* INFORMATION SHOWN
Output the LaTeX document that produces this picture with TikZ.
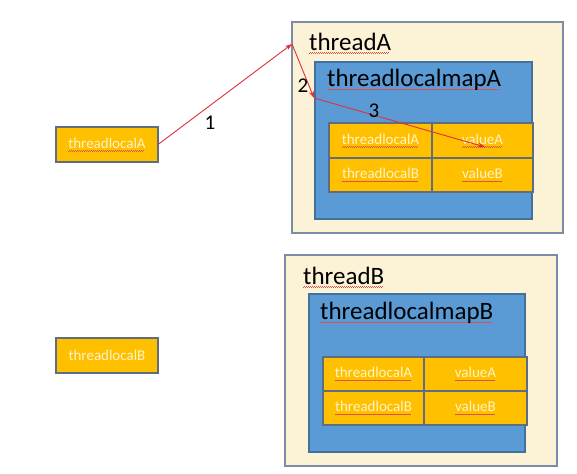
\documentclass[tikz,border=0pt]{standalone}
\usepackage{fontspec}
\setmainfont{Carlito}
\usetikzlibrary{arrows.meta}
\definecolor{cream}{HTML}{FCF3D6}
\definecolor{creamb}{HTML}{7A8CA8}
\definecolor{mapblue}{HTML}{5B9BD5}
\definecolor{mapb}{HTML}{41719C}
\definecolor{gold}{HTML}{FFC000}
\definecolor{goldb}{HTML}{5E6E80}
\definecolor{celltext}{HTML}{FFF3C8}
\definecolor{arrowred}{HTML}{E0303A}
\definecolor{spellred}{HTML}{E05050}
\newsavebox\spellbox
\newcommand\spellul[1]{\sbox\spellbox{#1}\leavevmode\rlap{\raisebox{-3pt}{\color{spellred}\leaders\hbox{\rule{1pt}{0.4pt}\raisebox{0.5pt}{\rule{1pt}{0.4pt}}}\hskip\wd\spellbox}}\usebox\spellbox}
\begin{document}
\begin{tikzpicture}[x=1pt,y=-1pt,
  box/.style={inner sep=0pt, outer sep=0pt, anchor=north west},
  thread/.style={box, fill=cream, draw=creamb, line width=1.5pt},
  mapbox/.style={box, fill=mapblue, draw=mapb, line width=1.2pt},
  cell/.style={box, fill=gold, draw=goldb, line width=1.2pt, font=\fontsize{15}{15}\selectfont, text=celltext, align=center},
  title/.style={inner sep=0pt, anchor=west, font=\fontsize{25}{25}\selectfont, text=black},
  num/.style={inner sep=0pt, font=\fontsize{21}{21}\selectfont, text=black},
  redarrow/.style={draw=arrowred, line width=0.9pt, -{Stealth[length=7pt,width=5pt]}}
]
\useasboundingbox (0,0) rectangle (577,473);
\fill[white] (0,0) rectangle (577,473);

% thread A
\node[thread, minimum width=271, minimum height=211] (tA) at (292,22) {};
\node[mapbox, minimum width=217, minimum height=157] (mA) at (315,62) {};
\node[cell, minimum width=103, minimum height=35] (a11) at (329,123) {\spellul{threadlocalA}};
\node[cell, minimum width=101, minimum height=35] (a12) at (432,123) {\spellul{valueA}};
\node[cell, minimum width=103, minimum height=34] (a21) at (329,158) {\spellul{threadlocalB}};
\node[cell, minimum width=101, minimum height=34] (a22) at (432,158) {\spellul{valueB}};
\node[title] (tAt) at (309,43) {\spellul{threadA}};
\node[title] (mAt) at (327,80) {\spellul{threadlocalmapA}};

% thread B
\node[thread, minimum width=272, minimum height=211] (tB) at (285,255) {};
\node[mapbox, minimum width=216, minimum height=158] (mB) at (309,294) {};
\node[cell, minimum width=101, minimum height=34] (b11) at (323,357) {\spellul{threadlocalA}};
\node[cell, minimum width=103, minimum height=34] (b12) at (424,357) {\spellul{valueA}};
\node[cell, minimum width=101, minimum height=34] (b21) at (323,391) {\spellul{threadlocalB}};
\node[cell, minimum width=103, minimum height=34] (b22) at (424,391) {\spellul{valueB}};
\node[title] (tBt) at (303,277) {\spellul{threadB}};
\node[title] (mBt) at (320,313) {\spellul{threadlocalmapB}};

% standalone thread locals
\node[cell, minimum width=102, minimum height=35] (tlA) at (56,127) {\spellul{threadlocalA}};
\node[cell, minimum width=102, minimum height=35] (tlB) at (56,338) {threadlocalB};

% arrows
\coordinate (p1) at (292,44);
\coordinate (p2) at (314,98);
\coordinate (p3) at (485,147);
\draw[redarrow] (tlA.east) -- (p1);
\draw[redarrow] (p1) -- (p2);
\draw[redarrow] (p2) -- (p3);
\node[num] (n1) at (210,123) {1};
\node[num] (n2) at (303,86) {2};
\node[num] (n3) at (374,111) {3};
\end{tikzpicture}
\end{document}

* YOUR TASK
Your task is to reproduce all of the material exactly. The pictures stay out.

* COMPLETE OUTPUT
Output the LaTeX document that produces this picture with TikZ.
\documentclass[tikz,border=0pt]{standalone}
\usepackage{fontspec}
\setmainfont{Carlito}
\usetikzlibrary{arrows.meta}
\definecolor{cream}{HTML}{FCF3D6}
\definecolor{creamb}{HTML}{7A8CA8}
\definecolor{mapblue}{HTML}{5B9BD5}
\definecolor{mapb}{HTML}{41719C}
\definecolor{gold}{HTML}{FFC000}
\definecolor{goldb}{HTML}{5E6E80}
\definecolor{celltext}{HTML}{FFF3C8}
\definecolor{arrowred}{HTML}{E0303A}
\definecolor{spellred}{HTML}{E05050}
\newsavebox\spellbox
\newcommand\spellul[1]{\sbox\spellbox{#1}\leavevmode\rlap{\raisebox{-3pt}{\color{spellred}\leaders\hbox{\rule{1pt}{0.4pt}\raisebox{0.5pt}{\rule{1pt}{0.4pt}}}\hskip\wd\spellbox}}\usebox\spellbox}
\begin{document}
\begin{tikzpicture}[x=1pt,y=-1pt,
  box/.style={inner sep=0pt, outer sep=0pt, anchor=north west},
  thread/.style={box, fill=cream, draw=creamb, line width=1.5pt},
  mapbox/.style={box, fill=mapblue, draw=mapb, line width=1.2pt},
  cell/.style={box, fill=gold, draw=goldb, line width=1.2pt, font=\fontsize{15}{15}\selectfont, text=celltext, align=center},
  title/.style={inner sep=0pt, anchor=west, font=\fontsize{25}{25}\selectfont, text=black},
  num/.style={inner sep=0pt, font=\fontsize{21}{21}\selectfont, text=black},
  redarrow/.style={draw=arrowred, line width=0.9pt, -{Stealth[length=7pt,width=5pt]}}
]
\useasboundingbox (0,0) rectangle (577,473);
\fill[white] (0,0) rectangle (577,473);

% thread A
\node[thread, minimum width=271, minimum height=211] (tA) at (292,22) {};
\node[mapbox, minimum width=217, minimum height=157] (mA) at (315,62) {};
\node[cell, minimum width=103, minimum height=35] (a11) at (329,123) {\spellul{threadlocalA}};
\node[cell, minimum width=101, minimum height=35] (a12) at (432,123) {\spellul{valueA}};
\node[cell, minimum width=103, minimum height=34] (a21) at (329,158) {\spellul{threadlocalB}};
\node[cell, minimum width=101, minimum height=34] (a22) at (432,158) {\spellul{valueB}};
\node[title] (tAt) at (309,43) {\spellul{threadA}};
\node[title] (mAt) at (327,80) {\spellul{threadlocalmapA}};

% thread B
\node[thread, minimum width=272, minimum height=211] (tB) at (285,255) {};
\node[mapbox, minimum width=216, minimum height=158] (mB) at (309,294) {};
\node[cell, minimum width=101, minimum height=34] (b11) at (323,357) {\spellul{threadlocalA}};
\node[cell, minimum width=103, minimum height=34] (b12) at (424,357) {\spellul{valueA}};
\node[cell, minimum width=101, minimum height=34] (b21) at (323,391) {\spellul{threadlocalB}};
\node[cell, minimum width=103, minimum height=34] (b22) at (424,391) {\spellul{valueB}};
\node[title] (tBt) at (303,277) {\spellul{threadB}};
\node[title] (mBt) at (320,313) {\spellul{threadlocalmapB}};

% standalone thread locals
\node[cell, minimum width=102, minimum height=35] (tlA) at (56,127) {\spellul{threadlocalA}};
\node[cell, minimum width=102, minimum height=35] (tlB) at (56,338) {threadlocalB};

% arrows
\coordinate (p1) at (292,44);
\coordinate (p2) at (314,98);
\coordinate (p3) at (485,147);
\draw[redarrow] (tlA.east) -- (p1);
\draw[redarrow] (p1) -- (p2);
\draw[redarrow] (p2) -- (p3);
\node[num] (n1) at (210,123) {1};
\node[num] (n2) at (303,86) {2};
\node[num] (n3) at (374,111) {3};
\end{tikzpicture}
\end{document}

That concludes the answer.